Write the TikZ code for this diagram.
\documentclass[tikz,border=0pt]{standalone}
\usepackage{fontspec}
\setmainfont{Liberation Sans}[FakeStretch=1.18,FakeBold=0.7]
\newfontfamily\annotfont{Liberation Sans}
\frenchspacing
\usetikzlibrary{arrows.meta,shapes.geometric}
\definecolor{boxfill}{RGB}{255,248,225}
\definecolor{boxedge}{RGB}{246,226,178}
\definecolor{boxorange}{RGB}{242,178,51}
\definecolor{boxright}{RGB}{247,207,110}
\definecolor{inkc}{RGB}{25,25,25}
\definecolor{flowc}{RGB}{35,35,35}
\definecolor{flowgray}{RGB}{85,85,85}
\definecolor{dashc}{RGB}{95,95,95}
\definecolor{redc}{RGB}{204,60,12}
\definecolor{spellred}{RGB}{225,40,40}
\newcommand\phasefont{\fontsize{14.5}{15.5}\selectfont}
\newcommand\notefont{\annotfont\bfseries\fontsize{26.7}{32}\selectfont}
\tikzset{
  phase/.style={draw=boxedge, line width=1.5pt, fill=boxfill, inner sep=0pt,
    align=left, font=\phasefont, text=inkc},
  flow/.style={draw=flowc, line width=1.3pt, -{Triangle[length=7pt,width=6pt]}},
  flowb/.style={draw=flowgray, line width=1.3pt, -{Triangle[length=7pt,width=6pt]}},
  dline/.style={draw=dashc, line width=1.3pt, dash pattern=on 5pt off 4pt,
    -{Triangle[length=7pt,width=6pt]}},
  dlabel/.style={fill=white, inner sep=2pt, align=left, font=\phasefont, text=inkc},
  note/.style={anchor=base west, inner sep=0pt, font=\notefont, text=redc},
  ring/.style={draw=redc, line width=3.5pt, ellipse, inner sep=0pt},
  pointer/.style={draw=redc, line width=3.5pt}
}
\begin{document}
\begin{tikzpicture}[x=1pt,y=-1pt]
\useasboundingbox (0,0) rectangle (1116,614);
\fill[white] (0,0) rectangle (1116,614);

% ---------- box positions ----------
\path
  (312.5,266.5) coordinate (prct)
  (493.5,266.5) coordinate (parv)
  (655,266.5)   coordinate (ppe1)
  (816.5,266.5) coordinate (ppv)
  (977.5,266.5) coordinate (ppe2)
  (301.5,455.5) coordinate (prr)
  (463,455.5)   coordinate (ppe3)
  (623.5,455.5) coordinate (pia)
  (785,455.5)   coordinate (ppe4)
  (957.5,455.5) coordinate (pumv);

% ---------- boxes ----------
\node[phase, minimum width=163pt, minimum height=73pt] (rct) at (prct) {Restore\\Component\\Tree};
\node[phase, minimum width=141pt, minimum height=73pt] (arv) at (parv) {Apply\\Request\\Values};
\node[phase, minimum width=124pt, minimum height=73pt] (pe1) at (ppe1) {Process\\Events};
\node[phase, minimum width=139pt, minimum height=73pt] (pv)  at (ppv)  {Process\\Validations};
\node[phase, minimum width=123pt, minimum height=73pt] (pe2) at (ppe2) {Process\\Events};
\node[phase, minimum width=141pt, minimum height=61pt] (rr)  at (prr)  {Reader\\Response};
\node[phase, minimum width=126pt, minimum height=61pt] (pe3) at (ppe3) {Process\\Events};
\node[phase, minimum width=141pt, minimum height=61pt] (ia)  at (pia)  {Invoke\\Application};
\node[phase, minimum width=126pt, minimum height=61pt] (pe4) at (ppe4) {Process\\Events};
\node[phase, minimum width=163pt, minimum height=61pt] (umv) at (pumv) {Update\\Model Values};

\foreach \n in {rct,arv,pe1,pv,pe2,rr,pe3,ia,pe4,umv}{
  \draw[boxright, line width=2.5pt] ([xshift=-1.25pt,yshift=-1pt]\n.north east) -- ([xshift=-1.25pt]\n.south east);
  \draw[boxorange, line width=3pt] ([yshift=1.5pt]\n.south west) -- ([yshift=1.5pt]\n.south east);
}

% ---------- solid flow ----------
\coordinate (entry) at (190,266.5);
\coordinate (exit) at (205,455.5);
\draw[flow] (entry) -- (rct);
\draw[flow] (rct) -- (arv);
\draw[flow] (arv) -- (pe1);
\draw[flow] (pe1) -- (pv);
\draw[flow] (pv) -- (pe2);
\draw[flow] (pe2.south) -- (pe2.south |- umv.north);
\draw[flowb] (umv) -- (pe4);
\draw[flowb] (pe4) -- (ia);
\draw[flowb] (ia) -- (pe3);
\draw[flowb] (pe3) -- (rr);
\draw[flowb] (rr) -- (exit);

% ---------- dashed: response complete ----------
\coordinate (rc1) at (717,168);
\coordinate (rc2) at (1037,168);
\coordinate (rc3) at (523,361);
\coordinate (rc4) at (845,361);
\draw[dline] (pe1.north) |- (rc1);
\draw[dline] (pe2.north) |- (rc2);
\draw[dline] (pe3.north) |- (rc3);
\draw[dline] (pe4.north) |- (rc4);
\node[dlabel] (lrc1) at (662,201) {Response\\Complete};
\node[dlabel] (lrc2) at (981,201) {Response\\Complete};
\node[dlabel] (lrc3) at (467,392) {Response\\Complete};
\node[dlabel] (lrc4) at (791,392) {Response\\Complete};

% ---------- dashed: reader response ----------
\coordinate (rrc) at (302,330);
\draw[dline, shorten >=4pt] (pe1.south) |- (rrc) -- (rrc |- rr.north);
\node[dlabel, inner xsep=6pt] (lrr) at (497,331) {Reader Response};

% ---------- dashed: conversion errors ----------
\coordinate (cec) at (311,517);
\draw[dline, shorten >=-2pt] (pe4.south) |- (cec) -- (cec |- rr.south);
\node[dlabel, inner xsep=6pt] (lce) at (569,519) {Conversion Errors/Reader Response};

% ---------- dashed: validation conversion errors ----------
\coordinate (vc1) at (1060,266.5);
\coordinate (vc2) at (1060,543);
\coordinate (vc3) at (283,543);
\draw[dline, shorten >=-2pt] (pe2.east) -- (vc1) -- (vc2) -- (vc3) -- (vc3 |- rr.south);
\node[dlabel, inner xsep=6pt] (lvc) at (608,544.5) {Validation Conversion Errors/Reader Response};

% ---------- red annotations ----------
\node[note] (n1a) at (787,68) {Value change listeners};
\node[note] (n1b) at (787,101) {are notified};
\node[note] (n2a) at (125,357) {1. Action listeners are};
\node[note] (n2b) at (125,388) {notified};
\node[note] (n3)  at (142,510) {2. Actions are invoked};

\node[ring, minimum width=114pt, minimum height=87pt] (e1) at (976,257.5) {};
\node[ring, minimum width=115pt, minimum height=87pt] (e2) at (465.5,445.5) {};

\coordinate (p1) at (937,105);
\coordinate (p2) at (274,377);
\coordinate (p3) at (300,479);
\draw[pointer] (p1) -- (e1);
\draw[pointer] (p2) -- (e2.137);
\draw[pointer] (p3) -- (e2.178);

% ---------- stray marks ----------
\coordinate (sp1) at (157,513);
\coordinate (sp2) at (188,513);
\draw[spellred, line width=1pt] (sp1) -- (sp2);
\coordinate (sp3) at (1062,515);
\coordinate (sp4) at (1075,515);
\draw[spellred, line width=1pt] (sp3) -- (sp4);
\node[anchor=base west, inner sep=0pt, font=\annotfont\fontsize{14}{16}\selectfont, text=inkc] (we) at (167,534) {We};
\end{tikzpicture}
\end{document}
◇ ◇ ◇
Using the listing above, retype each line exactly.

RESPONSE BELOW
Write the TikZ code for this diagram.
\documentclass[tikz,border=0pt]{standalone}
\usepackage{fontspec}
\setmainfont{Liberation Sans}[FakeStretch=1.18,FakeBold=0.7]
\newfontfamily\annotfont{Liberation Sans}
\frenchspacing
\usetikzlibrary{arrows.meta,shapes.geometric}
\definecolor{boxfill}{RGB}{255,248,225}
\definecolor{boxedge}{RGB}{246,226,178}
\definecolor{boxorange}{RGB}{242,178,51}
\definecolor{boxright}{RGB}{247,207,110}
\definecolor{inkc}{RGB}{25,25,25}
\definecolor{flowc}{RGB}{35,35,35}
\definecolor{flowgray}{RGB}{85,85,85}
\definecolor{dashc}{RGB}{95,95,95}
\definecolor{redc}{RGB}{204,60,12}
\definecolor{spellred}{RGB}{225,40,40}
\newcommand\phasefont{\fontsize{14.5}{15.5}\selectfont}
\newcommand\notefont{\annotfont\bfseries\fontsize{26.7}{32}\selectfont}
\tikzset{
  phase/.style={draw=boxedge, line width=1.5pt, fill=boxfill, inner sep=0pt,
    align=left, font=\phasefont, text=inkc},
  flow/.style={draw=flowc, line width=1.3pt, -{Triangle[length=7pt,width=6pt]}},
  flowb/.style={draw=flowgray, line width=1.3pt, -{Triangle[length=7pt,width=6pt]}},
  dline/.style={draw=dashc, line width=1.3pt, dash pattern=on 5pt off 4pt,
    -{Triangle[length=7pt,width=6pt]}},
  dlabel/.style={fill=white, inner sep=2pt, align=left, font=\phasefont, text=inkc},
  note/.style={anchor=base west, inner sep=0pt, font=\notefont, text=redc},
  ring/.style={draw=redc, line width=3.5pt, ellipse, inner sep=0pt},
  pointer/.style={draw=redc, line width=3.5pt}
}
\begin{document}
\begin{tikzpicture}[x=1pt,y=-1pt]
\useasboundingbox (0,0) rectangle (1116,614);
\fill[white] (0,0) rectangle (1116,614);

% ---------- box positions ----------
\path
  (312.5,266.5) coordinate (prct)
  (493.5,266.5) coordinate (parv)
  (655,266.5)   coordinate (ppe1)
  (816.5,266.5) coordinate (ppv)
  (977.5,266.5) coordinate (ppe2)
  (301.5,455.5) coordinate (prr)
  (463,455.5)   coordinate (ppe3)
  (623.5,455.5) coordinate (pia)
  (785,455.5)   coordinate (ppe4)
  (957.5,455.5) coordinate (pumv);

% ---------- boxes ----------
\node[phase, minimum width=163pt, minimum height=73pt] (rct) at (prct) {Restore\\Component\\Tree};
\node[phase, minimum width=141pt, minimum height=73pt] (arv) at (parv) {Apply\\Request\\Values};
\node[phase, minimum width=124pt, minimum height=73pt] (pe1) at (ppe1) {Process\\Events};
\node[phase, minimum width=139pt, minimum height=73pt] (pv)  at (ppv)  {Process\\Validations};
\node[phase, minimum width=123pt, minimum height=73pt] (pe2) at (ppe2) {Process\\Events};
\node[phase, minimum width=141pt, minimum height=61pt] (rr)  at (prr)  {Reader\\Response};
\node[phase, minimum width=126pt, minimum height=61pt] (pe3) at (ppe3) {Process\\Events};
\node[phase, minimum width=141pt, minimum height=61pt] (ia)  at (pia)  {Invoke\\Application};
\node[phase, minimum width=126pt, minimum height=61pt] (pe4) at (ppe4) {Process\\Events};
\node[phase, minimum width=163pt, minimum height=61pt] (umv) at (pumv) {Update\\Model Values};

\foreach \n in {rct,arv,pe1,pv,pe2,rr,pe3,ia,pe4,umv}{
  \draw[boxright, line width=2.5pt] ([xshift=-1.25pt,yshift=-1pt]\n.north east) -- ([xshift=-1.25pt]\n.south east);
  \draw[boxorange, line width=3pt] ([yshift=1.5pt]\n.south west) -- ([yshift=1.5pt]\n.south east);
}

% ---------- solid flow ----------
\coordinate (entry) at (190,266.5);
\coordinate (exit) at (205,455.5);
\draw[flow] (entry) -- (rct);
\draw[flow] (rct) -- (arv);
\draw[flow] (arv) -- (pe1);
\draw[flow] (pe1) -- (pv);
\draw[flow] (pv) -- (pe2);
\draw[flow] (pe2.south) -- (pe2.south |- umv.north);
\draw[flowb] (umv) -- (pe4);
\draw[flowb] (pe4) -- (ia);
\draw[flowb] (ia) -- (pe3);
\draw[flowb] (pe3) -- (rr);
\draw[flowb] (rr) -- (exit);

% ---------- dashed: response complete ----------
\coordinate (rc1) at (717,168);
\coordinate (rc2) at (1037,168);
\coordinate (rc3) at (523,361);
\coordinate (rc4) at (845,361);
\draw[dline] (pe1.north) |- (rc1);
\draw[dline] (pe2.north) |- (rc2);
\draw[dline] (pe3.north) |- (rc3);
\draw[dline] (pe4.north) |- (rc4);
\node[dlabel] (lrc1) at (662,201) {Response\\Complete};
\node[dlabel] (lrc2) at (981,201) {Response\\Complete};
\node[dlabel] (lrc3) at (467,392) {Response\\Complete};
\node[dlabel] (lrc4) at (791,392) {Response\\Complete};

% ---------- dashed: reader response ----------
\coordinate (rrc) at (302,330);
\draw[dline, shorten >=4pt] (pe1.south) |- (rrc) -- (rrc |- rr.north);
\node[dlabel, inner xsep=6pt] (lrr) at (497,331) {Reader Response};

% ---------- dashed: conversion errors ----------
\coordinate (cec) at (311,517);
\draw[dline, shorten >=-2pt] (pe4.south) |- (cec) -- (cec |- rr.south);
\node[dlabel, inner xsep=6pt] (lce) at (569,519) {Conversion Errors/Reader Response};

% ---------- dashed: validation conversion errors ----------
\coordinate (vc1) at (1060,266.5);
\coordinate (vc2) at (1060,543);
\coordinate (vc3) at (283,543);
\draw[dline, shorten >=-2pt] (pe2.east) -- (vc1) -- (vc2) -- (vc3) -- (vc3 |- rr.south);
\node[dlabel, inner xsep=6pt] (lvc) at (608,544.5) {Validation Conversion Errors/Reader Response};

% ---------- red annotations ----------
\node[note] (n1a) at (787,68) {Value change listeners};
\node[note] (n1b) at (787,101) {are notified};
\node[note] (n2a) at (125,357) {1. Action listeners are};
\node[note] (n2b) at (125,388) {notified};
\node[note] (n3)  at (142,510) {2. Actions are invoked};

\node[ring, minimum width=114pt, minimum height=87pt] (e1) at (976,257.5) {};
\node[ring, minimum width=115pt, minimum height=87pt] (e2) at (465.5,445.5) {};

\coordinate (p1) at (937,105);
\coordinate (p2) at (274,377);
\coordinate (p3) at (300,479);
\draw[pointer] (p1) -- (e1);
\draw[pointer] (p2) -- (e2.137);
\draw[pointer] (p3) -- (e2.178);

% ---------- stray marks ----------
\coordinate (sp1) at (157,513);
\coordinate (sp2) at (188,513);
\draw[spellred, line width=1pt] (sp1) -- (sp2);
\coordinate (sp3) at (1062,515);
\coordinate (sp4) at (1075,515);
\draw[spellred, line width=1pt] (sp3) -- (sp4);
\node[anchor=base west, inner sep=0pt, font=\annotfont\fontsize{14}{16}\selectfont, text=inkc] (we) at (167,534) {We};
\end{tikzpicture}
\end{document}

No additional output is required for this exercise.